Thousands attend rally in Glasgow for Scottish independence

Thousands of people turned out at a rally for Scottish independence, with many supporters saying they were not concerned that ex-SNP chief executive Peter Murrell has been charged in connection with alleged embezzlement.

The Believe in Scotland march went from Kelvin Way to George Square in Glasgow, accompanied by drummers and bagpipers.

Around 2,000 people attended a rally which was addressed by First Minister of Scotland Humza Yousaf and also attended by Line Of Duty star Martin Compston.

Many demonstrators carried Palestinian flags and chanted ‘free, free Palestine’, however counter-protesters gathered in George Square carrying Union flags, including one man dressed in a Union Jack suit.
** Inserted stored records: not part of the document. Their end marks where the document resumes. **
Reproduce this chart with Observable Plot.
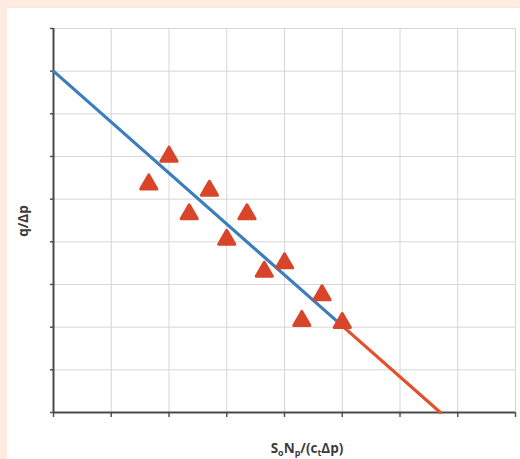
<!DOCTYPE html>
<html>
<head>
<meta charset="utf-8">
<script src="https://cdn.jsdelivr.net/npm/d3@7"></script>
<script src="https://cdn.jsdelivr.net/npm/@observablehq/plot@0.6"></script>
<style>
  html, body { margin: 0; padding: 0; background: #fdecdf; width: 520px; height: 459px; overflow: hidden; }
  #panel { position: absolute; left: 7px; top: 8px; width: 513px; height: 451px; background: #ffffff; box-shadow: 0 0 2px #f3e2d4; }
</style>
</head>
<body>
<div id="panel"></div>
<script>
// Data (grid units)
const pointX = [2.0, 1.65, 2.7, 2.35, 3.35, 3.0, 4.0, 3.65, 4.65, 4.3, 5.0];
const pointY = [6.0, 5.35, 5.2, 4.65, 4.65, 4.05, 3.5, 3.3, 2.75, 2.15, 2.1];
const fitX = [0, 5.0];        // blue fitted line
const fitY = [8.0, 2.03];
const extX = [5.0, 6.7];      // red extrapolation
const extY = [2.03, 0];
const xTicks = [0, 1, 2, 3, 4, 5, 6, 7, 8];
const yTicks = [0, 1, 2, 3, 4, 5, 6, 7, 8, 9];
const xLabelParts = [["S", false], ["o", true], ["N", false], ["p", true], ["/(c", false], ["t", true], ["Δp)", false]];
const yLabel = "q/Δp";

const points = pointX.map((x, i) => ({x, y: pointY[i]}));
const fit = fitX.map((x, i) => ({x, y: fitY[i]}));
const ext = extX.map((x, i) => ({x, y: extY[i]}));

const W = 513, H = 451;
const chart = Plot.plot({
  width: W, height: H,
  marginLeft: 46, marginRight: 5, marginTop: 20, marginBottom: 47,
  style: {background: "transparent", overflow: "visible"},
  x: {domain: [0, 8], axis: null},
  y: {domain: [0, 9], axis: null},
  marks: [
    Plot.ruleX(xTicks.slice(1), {stroke: "#d6d6d6", strokeWidth: 1}),
    Plot.ruleY(yTicks.slice(1), {stroke: "#d6d6d6", strokeWidth: 1}),
    Plot.axisX({ticks: xTicks, tickFormat: () => "", tickSize: 5, stroke: "#555", strokeWidth: 1.5, label: null}),
    Plot.axisY({ticks: yTicks, tickFormat: () => "", tickSize: 3, stroke: "#555", strokeWidth: 1.5, label: null}),
    Plot.ruleX([0], {stroke: "#4a4a4a", strokeWidth: 2}),
    Plot.ruleY([0], {stroke: "#4a4a4a", strokeWidth: 2}),
    Plot.line(ext, {x: "x", y: "y", stroke: "#e0512c", strokeWidth: 3.2}),
    Plot.line(fit, {x: "x", y: "y", stroke: "#3b7dbd", strokeWidth: 3.2}),
    Plot.dot(points, {x: "x", y: "y", symbol: "triangle", r: 6, fill: "#d8452a", stroke: "#d8452a", strokeWidth: 3, strokeLinejoin: "round"})
  ]
});

const svg = d3.select(chart);
// y axis label
svg.append("text")
  .attr("transform", "translate(21,213) rotate(-90)")
  .attr("text-anchor", "middle")
  .attr("font-family", "Open Sans, Liberation Sans, sans-serif")
  .attr("font-weight", "bold")
  .attr("font-size", 13.5)
  .attr("fill", "#3c3c3c")
  .text(yLabel);
// x axis label with subscripts
const xl = svg.append("text")
  .attr("x", 300).attr("y", 445)
  .attr("text-anchor", "middle")
  .attr("font-family", "Open Sans, Liberation Sans, sans-serif")
  .attr("font-weight", "bold")
  .attr("font-size", 13.5)
  .attr("fill", "#3c3c3c");
let prevSub = false;
for (const [t, sub] of xLabelParts) {
  const ts = xl.append("tspan").text(t);
  if (sub && !prevSub) ts.attr("dy", 3);
  else if (!sub && prevSub) ts.attr("dy", -3);
  if (sub) ts.attr("font-size", 9);
  prevSub = sub;
}
document.getElementById("panel").appendChild(chart);
</script>
</body>
</html>
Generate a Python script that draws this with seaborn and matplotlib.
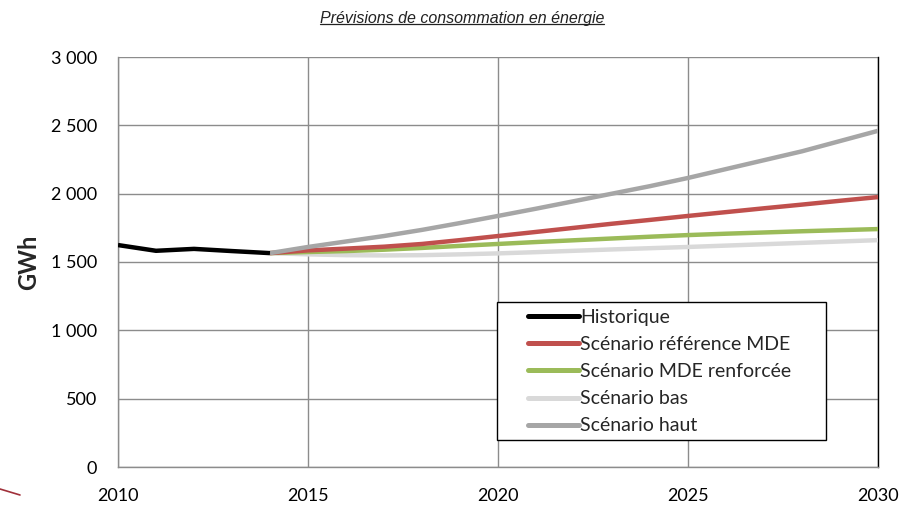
import matplotlib
matplotlib.use("Agg")
import matplotlib.pyplot as plt
from matplotlib.lines import Line2D
from matplotlib.patches import Rectangle
from matplotlib.ticker import FuncFormatter, MultipleLocator
import seaborn as sns
import pandas as pd

years_hist = [2010, 2011, 2012, 2013, 2014]
historique = [1624, 1582, 1596, 1580, 1565]

years_scen = list(range(2014, 2031))
ref_mde = [1565, 1585, 1598, 1612, 1632, 1660, 1690, 1720, 1750, 1780, 1808, 1837, 1865, 1893, 1920, 1948, 1975]
mde_renf = [1565, 1573, 1580, 1590, 1603, 1618, 1632, 1646, 1659, 1672, 1685, 1697, 1707, 1716, 1725, 1733, 1741]
bas = [1565, 1556, 1550, 1548, 1550, 1556, 1563, 1572, 1582, 1592, 1601, 1610, 1620, 1630, 1640, 1650, 1660]
haut = [1565, 1610, 1650, 1690, 1735, 1785, 1837, 1890, 1945, 2000, 2055, 2115, 2180, 2245, 2310, 2385, 2460]

names = ["Historique", "Scénario référence MDE", "Scénario MDE renforcée", "Scénario bas", "Scénario haut"]
colors = ["#000000", "#C0504D", "#9BBB59", "#D9D9D9", "#A6A6A6"]
title = "Prévisions de consommation en énergie"
ylabel = "GWh"

rows = []
for y, v in zip(years_hist, historique):
    rows.append((y, v, names[0]))
for series, name in zip([ref_mde, mde_renf, bas, haut], names[1:]):
    for y, v in zip(years_scen, series):
        rows.append((y, v, name))
df = pd.DataFrame(rows, columns=["year", "value", "series"])

sns.set_style("white")
plt.rcParams["font.family"] = ["Lato", "DejaVu Sans"]

W, H = 900, 509
fig = plt.figure(figsize=(9, 5.09), dpi=100)
ax = fig.add_axes([118 / W, 1 - 467 / H, 760 / W, 410 / H])

draw_order = [names[3], names[2], names[1], names[4], names[0]]
pal = dict(zip(names, colors))
for i, n in enumerate(draw_order):
    sub = df[df.series == n]
    sns.lineplot(data=sub, x="year", y="value", color=pal[n], lw=3.2, ax=ax,
                 legend=False, zorder=3 + i, solid_capstyle="butt", solid_joinstyle="round")

ax.set_xlim(2010, 2030)
ax.set_ylim(0, 3000)
ax.xaxis.set_major_locator(MultipleLocator(5))
ax.yaxis.set_major_locator(MultipleLocator(500))
ax.yaxis.set_major_formatter(FuncFormatter(lambda v, p: f"{int(v):,}".replace(",", " ")))
ax.grid(True, color="#8C8C8C", lw=1.0)
ax.set_axisbelow(True)
for s in ["top", "left", "bottom"]:
    ax.spines[s].set_color("#8C8C8C")
    ax.spines[s].set_linewidth(1.0)
ax.spines["top"].set_visible(False)
ax.spines["right"].set_color("black")
ax.spines["right"].set_linewidth(1.0)
ax.tick_params(axis="both", which="both", direction="out", length=5, width=1,
               color="#8C8C8C", labelsize=13, labelcolor="black")
ax.tick_params(axis="y", pad=10)
ax.tick_params(axis="x", pad=10)
ax.set_xlabel("")
ax.set_ylabel(ylabel, fontsize=17, fontweight="bold")
ax.yaxis.set_label_coords((40 - 118) / 760, (467 - 262) / 410)

# legend box
bx0, by0, bx1, by1 = 497, 302, 826, 440
ax.add_artist(Rectangle((bx0 / W, 1 - by1 / H), (bx1 - bx0) / W, (by1 - by0) / H,
                        transform=fig.transFigure, facecolor="white", edgecolor="black",
                        lw=1.0, zorder=19))
handles = [Line2D([0], [0], color=c, lw=3.6) for c in colors]
leg = ax.legend(handles, names, loc="upper left", bbox_to_anchor=(528 / W, 1 - 309 / H),
                bbox_transform=fig.transFigure,
                frameon=False, fontsize=14, handlelength=2.6, handletextpad=0.1,
                labelspacing=0.52, borderpad=0, borderaxespad=0)
leg.set_zorder(20)

t = fig.text(462 / W, 1 - 18 / H, title, ha="center", va="center",
             fontsize=11.5, style="italic", family=["Liberation Sans", "DejaVu Sans"], color="#222222")
fig.canvas.draw()
bb = t.get_window_extent(renderer=fig.canvas.get_renderer())
inv = fig.transFigure.inverted()
(x0, y0), (x1, y1) = inv.transform([(bb.x0, bb.y0), (bb.x1, bb.y0)])
fig.add_artist(Line2D([x0, x1], [y0 + 0.003, y0 + 0.003], transform=fig.transFigure, color="#222222", lw=0.9))

fig.add_artist(Line2D([0, 20 / W], [1 - 489 / H, 1 - 495 / H], transform=fig.transFigure,
                      color="#A0303A", lw=1.2))

fig.savefig("out.png", dpi=100)
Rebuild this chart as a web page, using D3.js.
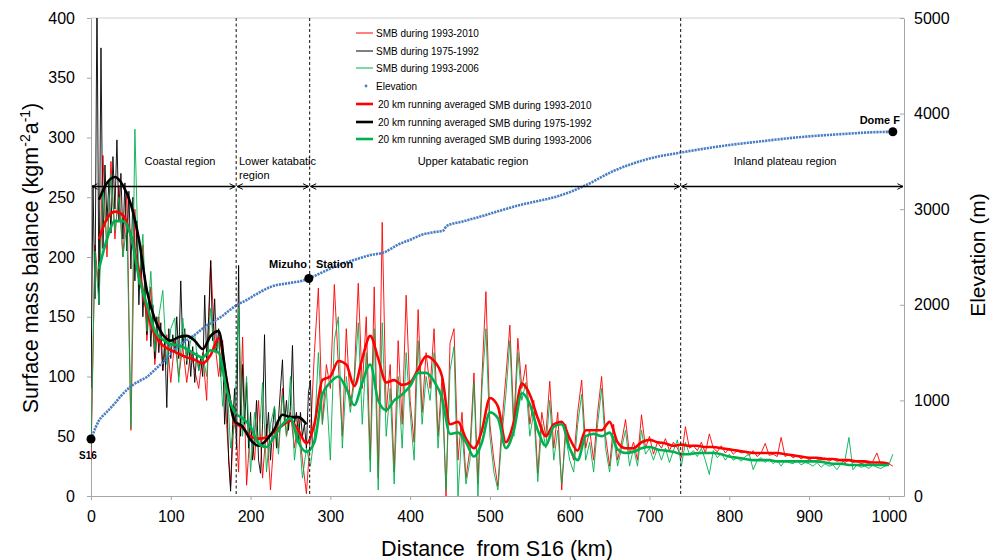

Mr Yousaf addressed the rally and referred to the arrest of Murrell, 59, the husband of former first minister Nicola Sturgeon. He was charged in connection with alleged embezzlement on Thursday after a police investigation, Operation Branchform, which went on for more than a year.

He said the past couple of days had been “tough” and “shocking” for those within the independence movement but said it was not “finished” as opponents had claimed.

Twins Sheila Mitchell and Mary Linton, 72, first voted for the SNP in 1979 and said they were unperturbed by criminal charges brought against Murrell.

Grandmother-of-five Ms Mitchell said: “We want the vote ASAP. We’re not bothered by the situation with Pete Murrell, it’s not going to stop the SNP.

“Westminster is just like colonial countries – take, take, take. When there’s nothing left they will say you can go.”

Ms Linton said: “We’re happy with Humza if he gives us independence. We want to make our own decisions. We have the same amount of oil as Norway, and we have food banks.”

Ms Mitchell added: “It’s not going away, not ever, until we get it. Westminster know that.”

Supporters of Scottish independence at the Believe in Scotland march (Sarah Ward/PA)

Campaigners displayed painted stones and garden gnomes with pro-independence messages, with donations going to food banks.

Joanne Burrows, 51, who paints the stones, said she wanted a better future for her 21-year-old son.

Mrs Burrows said: “I’m a long-term user of the NHS and have been able to get really good medical care. My son went to college and his tuition fees were paid for.

“I never thought ill-health would happen to me. It’s bolstered my support for independence. It’s not an anti-English thing, for me it’s about self-determination.”

She said Mr Murrell being charged was not a concern.

Twins Sheila Mitchell and Mary Linton first voted for independence in 1979 (Sarah Ward/PA)

Mrs Burrows said: “For me independence isn’t about one person, it’s a collective movement. It’s about my friends, my son, my family, and just having a better future.”

Nadia Abdel-Hady, 40, a volunteer for the Gaza Genocide Emergency Committee said she was proud of the Scottish Government’s support for Palestine.

Ms Abdel-Hady said: “I’m very thankful that in Scotland we differ from states like Britain, the US, France and Germany.

“When we gain independence, we will be able to make a huge difference.”

Maureen Marshall, 60, dressed in tartan with a diamante St Andrew’s flag fascinator to show her support, said she was not concerned.

Garden gnomes decorated to support Scottish independence (Sarah Ward/PA)

Ms Marshall said: “We believe we can do better on our own, we can be like a small independent country like Iceland and Norway.

“I think it makes no difference if Peter Murrell has committed a crime. If he has committed a crime he should pay for the crime committed.

“I think it will make no difference on the movement, the desire for independence is bigger than one person.

“The SNP are a vehicle for change. Once we have independence we can vote for who we want.”

Scottish Greens MSP Ross Greer addressed the rally and said: “We believe a change is possible, it will be the people who deliver change.

“We simply want to live in a democracy that allows us to make a decision.

“I’m more confident now than I’ve ever been that we are marching towards a day when our fate is in Scotland’s hands.”

First Minister of Scotland Humza Yousaf addresses independence supporters (Sarah Ward/PA)

First Minister of Scotland Humza Yousaf said: “The last 48 hours have been tough. They have been a shock for those of us in the independence movement and the SNP.

“Let me say this: You can’t always control what happens in life but what you can choose is how you react.

“When it comes to obstacles that come our way, just because obstacles are thrown in our way, are we going to pack up and go home?

“We are going to fight for what we believe in. In the last few days they have said the independence movement is finished.

“You don’t look finished to me, my friends.”